DIRECTIONS: Pull out every line from the listing that has the word "image".

[DATA LINES start]

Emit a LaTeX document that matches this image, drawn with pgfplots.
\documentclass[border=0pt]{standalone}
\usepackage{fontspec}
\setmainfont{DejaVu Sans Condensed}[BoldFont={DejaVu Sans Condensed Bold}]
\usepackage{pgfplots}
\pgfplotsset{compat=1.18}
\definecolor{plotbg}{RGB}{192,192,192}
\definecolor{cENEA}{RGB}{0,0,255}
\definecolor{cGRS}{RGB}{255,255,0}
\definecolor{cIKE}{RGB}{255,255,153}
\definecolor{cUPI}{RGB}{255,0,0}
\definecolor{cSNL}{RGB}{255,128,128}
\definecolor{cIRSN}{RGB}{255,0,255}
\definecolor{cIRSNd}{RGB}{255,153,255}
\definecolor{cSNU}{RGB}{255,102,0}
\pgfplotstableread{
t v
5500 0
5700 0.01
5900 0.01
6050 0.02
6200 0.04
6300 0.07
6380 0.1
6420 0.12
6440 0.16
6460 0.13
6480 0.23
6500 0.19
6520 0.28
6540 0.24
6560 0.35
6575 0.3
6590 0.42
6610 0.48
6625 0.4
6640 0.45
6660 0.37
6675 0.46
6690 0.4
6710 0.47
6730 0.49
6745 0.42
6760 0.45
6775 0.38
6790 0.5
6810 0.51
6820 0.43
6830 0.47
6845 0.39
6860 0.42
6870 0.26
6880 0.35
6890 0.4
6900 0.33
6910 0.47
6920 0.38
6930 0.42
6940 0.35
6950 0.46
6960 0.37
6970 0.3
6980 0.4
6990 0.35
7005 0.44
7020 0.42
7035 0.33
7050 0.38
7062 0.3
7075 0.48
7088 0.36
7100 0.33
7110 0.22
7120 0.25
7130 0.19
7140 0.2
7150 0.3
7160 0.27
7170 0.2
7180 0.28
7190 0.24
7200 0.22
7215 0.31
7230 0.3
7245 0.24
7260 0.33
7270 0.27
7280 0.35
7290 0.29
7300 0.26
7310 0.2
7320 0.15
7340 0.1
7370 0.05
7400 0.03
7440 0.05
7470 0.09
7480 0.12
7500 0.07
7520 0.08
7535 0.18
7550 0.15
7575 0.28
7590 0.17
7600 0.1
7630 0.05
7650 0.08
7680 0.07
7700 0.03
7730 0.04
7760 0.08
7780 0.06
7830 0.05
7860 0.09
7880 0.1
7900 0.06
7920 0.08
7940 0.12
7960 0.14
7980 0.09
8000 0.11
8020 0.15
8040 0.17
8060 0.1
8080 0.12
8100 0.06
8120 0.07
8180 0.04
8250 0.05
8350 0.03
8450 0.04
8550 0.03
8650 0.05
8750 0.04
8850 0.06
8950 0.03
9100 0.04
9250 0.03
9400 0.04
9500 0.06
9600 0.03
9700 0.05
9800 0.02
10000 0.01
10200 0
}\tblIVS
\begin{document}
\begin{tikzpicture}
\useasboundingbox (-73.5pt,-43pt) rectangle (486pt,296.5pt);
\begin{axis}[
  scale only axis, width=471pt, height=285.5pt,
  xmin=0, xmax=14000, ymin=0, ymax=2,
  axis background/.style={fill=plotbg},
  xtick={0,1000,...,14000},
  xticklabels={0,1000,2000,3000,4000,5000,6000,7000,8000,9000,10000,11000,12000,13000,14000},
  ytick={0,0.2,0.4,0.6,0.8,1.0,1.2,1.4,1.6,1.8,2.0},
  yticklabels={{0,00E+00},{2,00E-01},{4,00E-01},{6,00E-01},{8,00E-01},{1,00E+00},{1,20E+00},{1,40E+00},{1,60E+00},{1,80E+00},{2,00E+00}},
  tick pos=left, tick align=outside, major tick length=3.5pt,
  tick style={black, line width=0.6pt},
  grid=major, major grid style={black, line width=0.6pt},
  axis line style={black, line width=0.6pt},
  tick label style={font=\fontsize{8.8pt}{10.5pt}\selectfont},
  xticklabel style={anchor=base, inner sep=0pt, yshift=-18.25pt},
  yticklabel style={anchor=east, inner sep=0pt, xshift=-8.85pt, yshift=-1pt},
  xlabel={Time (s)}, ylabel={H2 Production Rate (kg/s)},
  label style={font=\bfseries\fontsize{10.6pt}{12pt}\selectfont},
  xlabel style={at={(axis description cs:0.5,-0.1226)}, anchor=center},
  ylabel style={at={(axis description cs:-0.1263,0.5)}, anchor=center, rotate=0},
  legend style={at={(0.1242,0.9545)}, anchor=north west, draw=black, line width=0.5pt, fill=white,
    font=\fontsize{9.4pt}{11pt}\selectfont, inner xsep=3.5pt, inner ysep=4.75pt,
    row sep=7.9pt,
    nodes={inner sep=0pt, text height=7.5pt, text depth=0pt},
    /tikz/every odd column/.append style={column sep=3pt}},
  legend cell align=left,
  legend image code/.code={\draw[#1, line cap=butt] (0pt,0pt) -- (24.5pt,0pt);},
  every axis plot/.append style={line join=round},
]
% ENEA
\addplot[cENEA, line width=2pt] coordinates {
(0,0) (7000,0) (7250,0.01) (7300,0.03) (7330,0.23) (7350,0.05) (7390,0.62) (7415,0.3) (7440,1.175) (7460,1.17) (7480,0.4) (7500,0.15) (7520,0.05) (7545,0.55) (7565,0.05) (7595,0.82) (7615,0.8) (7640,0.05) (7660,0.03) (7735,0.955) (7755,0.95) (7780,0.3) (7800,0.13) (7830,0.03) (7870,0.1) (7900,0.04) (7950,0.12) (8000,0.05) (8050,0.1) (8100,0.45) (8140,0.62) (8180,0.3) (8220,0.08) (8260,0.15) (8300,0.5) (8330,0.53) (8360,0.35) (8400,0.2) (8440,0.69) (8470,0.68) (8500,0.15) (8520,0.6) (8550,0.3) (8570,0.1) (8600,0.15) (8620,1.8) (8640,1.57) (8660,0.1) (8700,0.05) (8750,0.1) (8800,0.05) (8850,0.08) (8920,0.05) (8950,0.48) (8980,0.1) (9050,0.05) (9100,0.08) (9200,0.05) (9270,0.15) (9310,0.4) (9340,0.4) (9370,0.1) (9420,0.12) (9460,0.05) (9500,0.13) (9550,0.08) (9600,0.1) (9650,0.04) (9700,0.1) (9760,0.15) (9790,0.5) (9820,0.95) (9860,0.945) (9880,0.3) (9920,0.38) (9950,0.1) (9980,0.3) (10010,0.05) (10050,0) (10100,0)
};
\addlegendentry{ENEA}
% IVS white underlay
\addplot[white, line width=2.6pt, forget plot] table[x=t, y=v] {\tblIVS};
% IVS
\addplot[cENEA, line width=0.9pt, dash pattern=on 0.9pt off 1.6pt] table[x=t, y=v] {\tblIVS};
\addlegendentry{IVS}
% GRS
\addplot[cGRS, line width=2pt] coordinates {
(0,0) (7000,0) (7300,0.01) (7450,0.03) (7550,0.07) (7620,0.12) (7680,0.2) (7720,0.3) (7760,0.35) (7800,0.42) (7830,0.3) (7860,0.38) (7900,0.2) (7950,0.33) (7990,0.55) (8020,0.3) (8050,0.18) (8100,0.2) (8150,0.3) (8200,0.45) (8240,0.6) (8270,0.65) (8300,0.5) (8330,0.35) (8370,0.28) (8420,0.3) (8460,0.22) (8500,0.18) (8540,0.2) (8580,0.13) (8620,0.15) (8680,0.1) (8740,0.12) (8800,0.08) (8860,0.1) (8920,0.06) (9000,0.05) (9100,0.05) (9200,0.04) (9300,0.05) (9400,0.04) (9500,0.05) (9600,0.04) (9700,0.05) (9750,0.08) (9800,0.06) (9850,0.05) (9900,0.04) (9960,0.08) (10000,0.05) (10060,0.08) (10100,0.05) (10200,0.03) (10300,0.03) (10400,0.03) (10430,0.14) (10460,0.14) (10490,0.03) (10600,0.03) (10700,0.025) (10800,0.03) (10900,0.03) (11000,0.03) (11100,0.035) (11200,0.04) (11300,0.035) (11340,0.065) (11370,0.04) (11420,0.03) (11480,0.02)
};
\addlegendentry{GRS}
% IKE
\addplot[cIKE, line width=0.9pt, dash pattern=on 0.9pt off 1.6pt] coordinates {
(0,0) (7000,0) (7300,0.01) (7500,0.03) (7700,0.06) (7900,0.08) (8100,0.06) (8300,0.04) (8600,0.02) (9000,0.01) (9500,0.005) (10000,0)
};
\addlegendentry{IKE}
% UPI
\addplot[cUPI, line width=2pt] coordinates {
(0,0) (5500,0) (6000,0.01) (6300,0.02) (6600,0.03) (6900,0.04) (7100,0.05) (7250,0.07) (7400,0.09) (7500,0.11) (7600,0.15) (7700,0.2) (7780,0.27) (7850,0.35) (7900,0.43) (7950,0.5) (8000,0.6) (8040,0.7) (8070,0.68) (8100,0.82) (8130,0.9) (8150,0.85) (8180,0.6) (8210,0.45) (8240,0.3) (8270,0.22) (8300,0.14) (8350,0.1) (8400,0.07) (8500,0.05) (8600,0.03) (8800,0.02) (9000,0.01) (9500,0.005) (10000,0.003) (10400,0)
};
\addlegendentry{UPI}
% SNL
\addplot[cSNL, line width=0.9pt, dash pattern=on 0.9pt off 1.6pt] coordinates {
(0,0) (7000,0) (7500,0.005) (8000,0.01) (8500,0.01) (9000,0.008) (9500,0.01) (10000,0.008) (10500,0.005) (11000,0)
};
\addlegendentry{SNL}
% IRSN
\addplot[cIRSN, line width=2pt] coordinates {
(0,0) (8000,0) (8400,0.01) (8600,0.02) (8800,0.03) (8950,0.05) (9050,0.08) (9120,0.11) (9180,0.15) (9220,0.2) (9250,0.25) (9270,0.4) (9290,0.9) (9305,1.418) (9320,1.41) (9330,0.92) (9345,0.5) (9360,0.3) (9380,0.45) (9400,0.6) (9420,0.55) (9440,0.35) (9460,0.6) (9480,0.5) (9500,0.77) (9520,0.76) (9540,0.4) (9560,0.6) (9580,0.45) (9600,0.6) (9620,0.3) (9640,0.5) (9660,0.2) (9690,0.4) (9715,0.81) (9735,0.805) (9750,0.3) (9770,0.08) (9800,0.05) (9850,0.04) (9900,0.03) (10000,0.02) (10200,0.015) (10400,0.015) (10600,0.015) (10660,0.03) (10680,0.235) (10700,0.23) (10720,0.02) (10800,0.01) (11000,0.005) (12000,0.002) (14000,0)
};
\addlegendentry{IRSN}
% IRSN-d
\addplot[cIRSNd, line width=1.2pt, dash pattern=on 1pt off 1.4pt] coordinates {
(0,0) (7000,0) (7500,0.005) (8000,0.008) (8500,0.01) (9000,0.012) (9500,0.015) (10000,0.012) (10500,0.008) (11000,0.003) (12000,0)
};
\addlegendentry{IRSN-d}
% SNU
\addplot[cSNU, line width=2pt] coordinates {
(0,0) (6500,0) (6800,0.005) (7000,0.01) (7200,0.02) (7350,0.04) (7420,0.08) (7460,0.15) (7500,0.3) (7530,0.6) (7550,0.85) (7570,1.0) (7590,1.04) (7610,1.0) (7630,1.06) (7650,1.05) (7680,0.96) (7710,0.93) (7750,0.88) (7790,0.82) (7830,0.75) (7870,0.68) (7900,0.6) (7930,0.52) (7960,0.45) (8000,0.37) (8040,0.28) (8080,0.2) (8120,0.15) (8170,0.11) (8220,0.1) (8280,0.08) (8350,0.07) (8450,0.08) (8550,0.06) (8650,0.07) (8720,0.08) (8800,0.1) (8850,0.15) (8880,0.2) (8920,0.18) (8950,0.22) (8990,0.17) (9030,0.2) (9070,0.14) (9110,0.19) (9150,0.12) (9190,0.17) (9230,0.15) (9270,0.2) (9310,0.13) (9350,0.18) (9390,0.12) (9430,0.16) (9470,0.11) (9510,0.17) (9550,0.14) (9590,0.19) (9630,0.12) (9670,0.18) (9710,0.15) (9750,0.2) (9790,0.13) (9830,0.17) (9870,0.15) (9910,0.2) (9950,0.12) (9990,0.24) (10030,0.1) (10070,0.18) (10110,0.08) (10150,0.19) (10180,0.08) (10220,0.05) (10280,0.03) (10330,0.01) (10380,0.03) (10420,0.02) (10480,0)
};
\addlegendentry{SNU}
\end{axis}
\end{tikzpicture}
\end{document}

[DATA LINES end]

EXERCISE RESPONSE:
Emit a LaTeX document that matches this image, drawn with pgfplots.
  legend image code/.code={\draw[#1, line cap=butt] (0pt,0pt) -- (24.5pt,0pt);},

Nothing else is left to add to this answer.